Essas populações vivem um paradoxo político, diz a filósofa: sua vulnerabilidade pode e deve ser ressaltada, o que incorreria em vitimização e no clamor por proteção legal, exemplificado pela lei do feminicídio, sancionada em março pela presidenta Dilma Rousseff. Mas a insistência nesse paradigma pode, involuntariamente, apagar o histórico de resistência cotidiana de mulheres, minorias étnico-raciais, pessoas trans e queer e trabalhadoras do sexo. “Não quero subestimar a importância de novas leis, mas se elas são instituídas dentro de um regime legal que exercita sua própria forma de violência, quais são as implicações disso para o objetivo final de mudar as estruturas sociais de racismo, misoginia, homofobia e transfobia que levam à produção e à reprodução de vidas indignas de luto?”
Questionada pela plateia sobre a demanda de criminalização da violência contra pessoas LGBT por parte do movimento social no Brasil, Butler se diz resistente à medida. “É muito difícil ser a favor do aumento da população carcerária. Não acho que o encarceramento seja a resposta para a violência contra pessoas LGBTQ. Também por isso nós devemos ter uma análise mais complexa da violência legal: a prisão, junto com a polícia, é um dos maiores instrumentos de violência legal em diversos países.”
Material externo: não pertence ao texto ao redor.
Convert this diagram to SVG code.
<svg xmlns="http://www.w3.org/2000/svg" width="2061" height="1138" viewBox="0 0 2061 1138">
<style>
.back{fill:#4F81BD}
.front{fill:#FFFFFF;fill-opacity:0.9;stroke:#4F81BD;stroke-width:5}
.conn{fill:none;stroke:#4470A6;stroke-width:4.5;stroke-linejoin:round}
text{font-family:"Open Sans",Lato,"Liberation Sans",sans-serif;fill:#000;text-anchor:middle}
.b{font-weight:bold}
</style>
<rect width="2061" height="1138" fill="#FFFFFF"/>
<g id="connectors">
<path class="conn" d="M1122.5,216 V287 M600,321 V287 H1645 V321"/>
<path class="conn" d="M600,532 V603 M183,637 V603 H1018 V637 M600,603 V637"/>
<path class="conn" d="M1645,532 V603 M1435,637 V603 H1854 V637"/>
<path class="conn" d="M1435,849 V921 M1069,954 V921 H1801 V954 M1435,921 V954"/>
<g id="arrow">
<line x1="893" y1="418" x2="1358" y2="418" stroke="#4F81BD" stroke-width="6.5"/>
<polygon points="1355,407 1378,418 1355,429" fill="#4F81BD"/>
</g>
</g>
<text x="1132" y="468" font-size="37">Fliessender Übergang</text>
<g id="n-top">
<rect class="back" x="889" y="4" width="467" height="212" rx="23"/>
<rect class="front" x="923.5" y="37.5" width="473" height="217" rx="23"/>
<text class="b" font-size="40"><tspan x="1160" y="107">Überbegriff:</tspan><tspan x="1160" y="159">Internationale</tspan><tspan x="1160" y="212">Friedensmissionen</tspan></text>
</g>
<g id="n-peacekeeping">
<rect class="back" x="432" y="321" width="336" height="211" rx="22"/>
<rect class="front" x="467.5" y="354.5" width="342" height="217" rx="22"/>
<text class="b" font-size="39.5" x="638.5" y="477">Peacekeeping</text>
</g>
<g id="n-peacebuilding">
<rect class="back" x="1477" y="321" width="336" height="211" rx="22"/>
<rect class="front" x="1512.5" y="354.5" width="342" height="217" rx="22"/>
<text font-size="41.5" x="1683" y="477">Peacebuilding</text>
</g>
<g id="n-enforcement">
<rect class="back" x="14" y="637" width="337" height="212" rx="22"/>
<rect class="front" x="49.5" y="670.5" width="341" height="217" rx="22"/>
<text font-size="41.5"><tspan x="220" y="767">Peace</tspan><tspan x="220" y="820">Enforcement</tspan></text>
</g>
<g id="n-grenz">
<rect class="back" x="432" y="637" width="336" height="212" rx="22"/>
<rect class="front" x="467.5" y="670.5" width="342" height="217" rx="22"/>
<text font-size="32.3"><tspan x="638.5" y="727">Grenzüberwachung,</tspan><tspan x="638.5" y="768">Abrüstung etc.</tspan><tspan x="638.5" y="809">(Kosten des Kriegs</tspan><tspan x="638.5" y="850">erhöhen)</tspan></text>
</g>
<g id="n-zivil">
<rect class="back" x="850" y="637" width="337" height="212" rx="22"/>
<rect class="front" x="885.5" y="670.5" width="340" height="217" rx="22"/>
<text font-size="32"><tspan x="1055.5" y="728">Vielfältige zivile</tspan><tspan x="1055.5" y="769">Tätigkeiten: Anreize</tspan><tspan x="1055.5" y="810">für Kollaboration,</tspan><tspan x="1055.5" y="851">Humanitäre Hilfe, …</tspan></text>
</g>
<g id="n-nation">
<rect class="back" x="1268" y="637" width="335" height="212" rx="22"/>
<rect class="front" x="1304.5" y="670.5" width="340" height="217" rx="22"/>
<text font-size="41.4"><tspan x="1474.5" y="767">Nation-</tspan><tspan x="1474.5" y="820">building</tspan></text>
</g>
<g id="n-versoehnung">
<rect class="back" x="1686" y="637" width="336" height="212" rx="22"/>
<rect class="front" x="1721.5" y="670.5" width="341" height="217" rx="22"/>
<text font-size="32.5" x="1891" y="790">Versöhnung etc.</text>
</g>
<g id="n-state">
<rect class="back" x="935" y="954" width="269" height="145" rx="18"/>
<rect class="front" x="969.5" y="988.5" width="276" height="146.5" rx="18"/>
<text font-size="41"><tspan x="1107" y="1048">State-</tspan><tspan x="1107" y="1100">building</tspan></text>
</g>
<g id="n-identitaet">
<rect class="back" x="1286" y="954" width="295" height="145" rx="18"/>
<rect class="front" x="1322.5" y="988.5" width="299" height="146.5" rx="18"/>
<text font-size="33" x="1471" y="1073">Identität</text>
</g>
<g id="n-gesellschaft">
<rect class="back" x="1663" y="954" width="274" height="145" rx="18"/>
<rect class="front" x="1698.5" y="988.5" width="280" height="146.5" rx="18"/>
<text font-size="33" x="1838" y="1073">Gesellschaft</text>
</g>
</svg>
Ela apontou que a criminalização individualiza a violência, criando “aberrações”. “A violência contra mulheres, pessoas LGBTQ, minorias étnico-raciais, trabalhadoras sexuais e migrantes é a expressão de uma violência institucional mais abrangente, de formas mais abrangentes de racismo, sexismo, homofobia, xenofobia. As prisões e os tribunais não vão reconhecer que a violência contra mulheres e pessoas trans é endêmica na sociedade. Elas vão criar indivíduos criminosos e dizer ‘é apenas essa pessoa, e essa pessoa, e essa pessoa’. Então elas vão se exonerar da responsabilidade ao criminalizar indivíduos e isolá-los da sociedade.”
Butler propõe, mais uma vez, um paradoxo, lembrando também que a polícia e o sistema legal acabam sendo cúmplice de diferentes violências ao escolher não investigá-las e processá-las. “Talvez possamos perguntar: ok, uma vez que a pessoa foi presa, o que acontece? Angela Davis [escritora e ativista feminista norte-americana] tem uma ideia de justiça restaurativa fora do sistema prisional. Há diferentes maneiras de lidar com essas situações que não necessariamente envolvam o encarceramento.”